Упомянутая уже Москва с точки зрения обеспечения городской безопасности является случаем в мировом масштабе крайне необычным. С одной стороны, городу почти не грозят никакие природные риски, но с другой, являясь столицей ядерной державы, к тому же претендовавшей на мировое лидерство добрую половину ХХ века,
Москва реализовала очень своеобразную систему управления рисками.
Судя по всему, основными для столицы считаются возможное начало боевых действий, ракетно-бомбовый удар по городу или техногенная катастрофа, ведь в городе еще достаточно потенциально опасных предприятий.
От подобных ситуаций город постарались защитить лучшим из существовавших способов. Как известно, в Москве в ХХ веке возводилось большое число бомбоубежищ, часть — внутри домов, часть — внутриквартального назначения. Метрополитен также должен функционировать как огромный объект гражданской обороны: с туалетами и душами, бюветами с водой, отгороженный от города десятками метров земли и могучими гермозатворами, вентиляционными системами. Система оповещения эволюционировала от сирен и громкоговорителей до радиоточек и сотрудничества с мобильными операторами.
Угроза ядерной войны повлияла не только на московскую инфраструктуру.

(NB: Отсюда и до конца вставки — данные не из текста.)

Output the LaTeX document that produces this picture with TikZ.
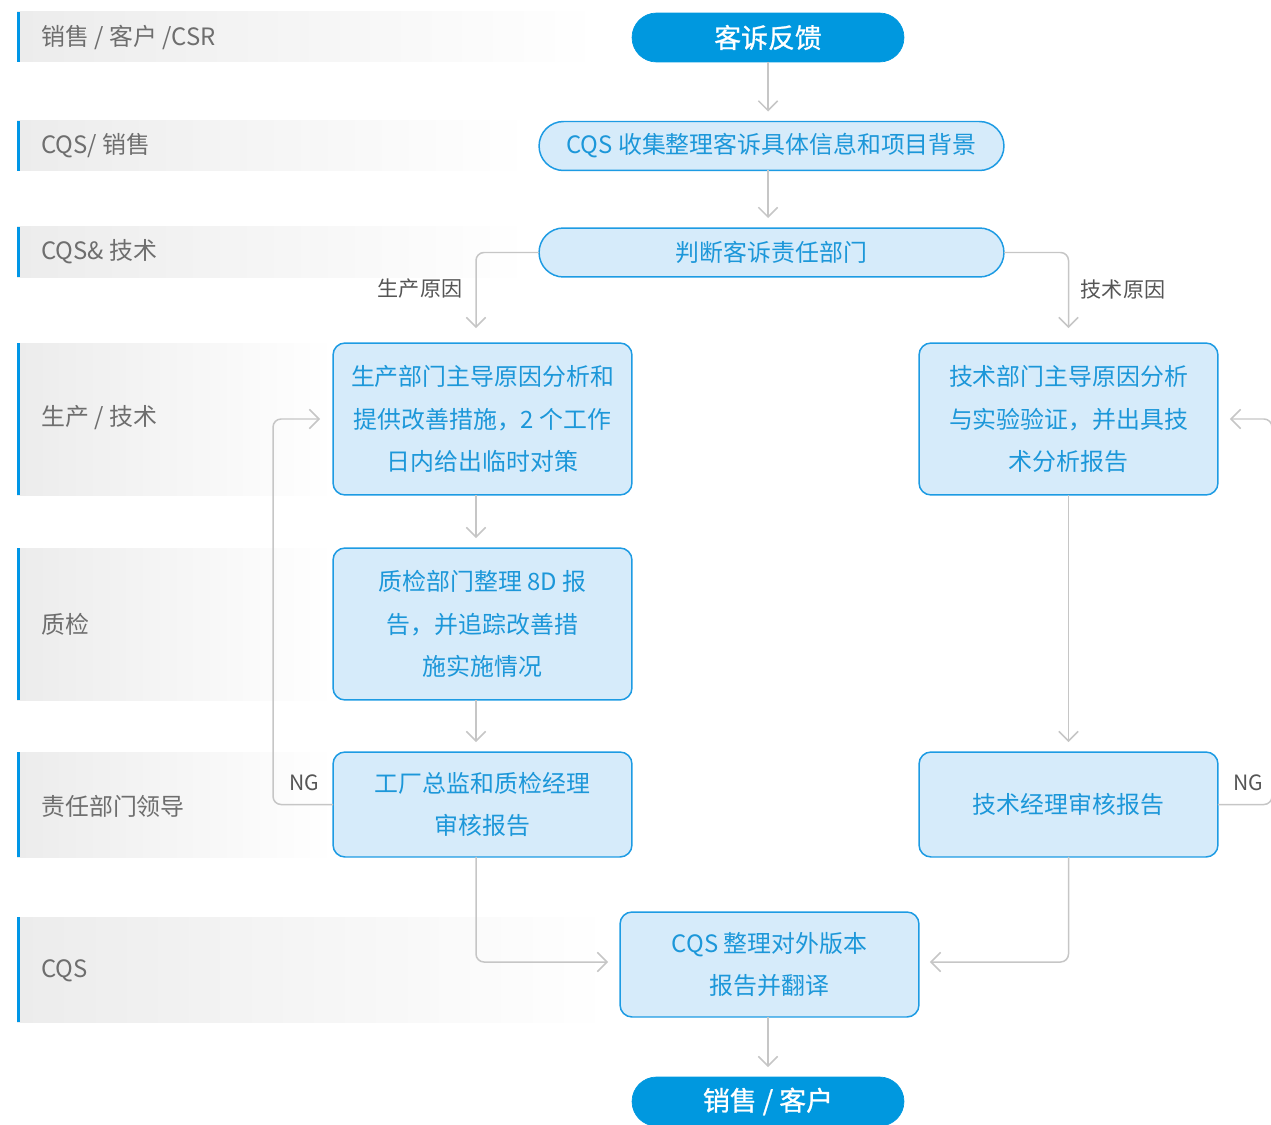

Хорошо известен стереотипный облик американского пригорода — субурбии. Довольно тихие улицы, на которых расположились частные дома с гаражами и, собственно, больше почти ничего. Покупка собственного дома стала основой «американской мечты» в ХХ веке для миллионов граждан. Ряд теоретиков указывают на то, что экстенсивное использование прилегающих земель было самым лучшим способом противостоять энергии атомной бомбы.
Чем дальше разъезжались жители, чем ниже становилась плотность города, тем меньший урон нанесли бы ему военные действия между ядерными державами.
Понятие «оборонительной архитектуры», или «защитного урбанизма» (defensive urbanism), значительно преобразилось за последние десятилетия. Если раньше речь шла о военных сооружениях и способах противостоять врагу, то теперь фокус внимания переместился на простое ограничение доступа «нежелательных» людей к некоторым городским объектам. Усилия чиновников направляются на то, чтобы сделать облик города как можно более гладким и прилизанным. В наше время в городах создаются условия вытеснения бездомных и нищих людей: например, устанавливаются лавочки с поручнями посередине сиденья, чтобы никто не мог на них поспать. Конечно, все это не звучит угрожающе, но все те же неприглядные действия по подготовке города к борьбе с его жителями продолжаются и сейчас. Просто их уровень постепенно снижается, соразмерно существующим в городе угрозам.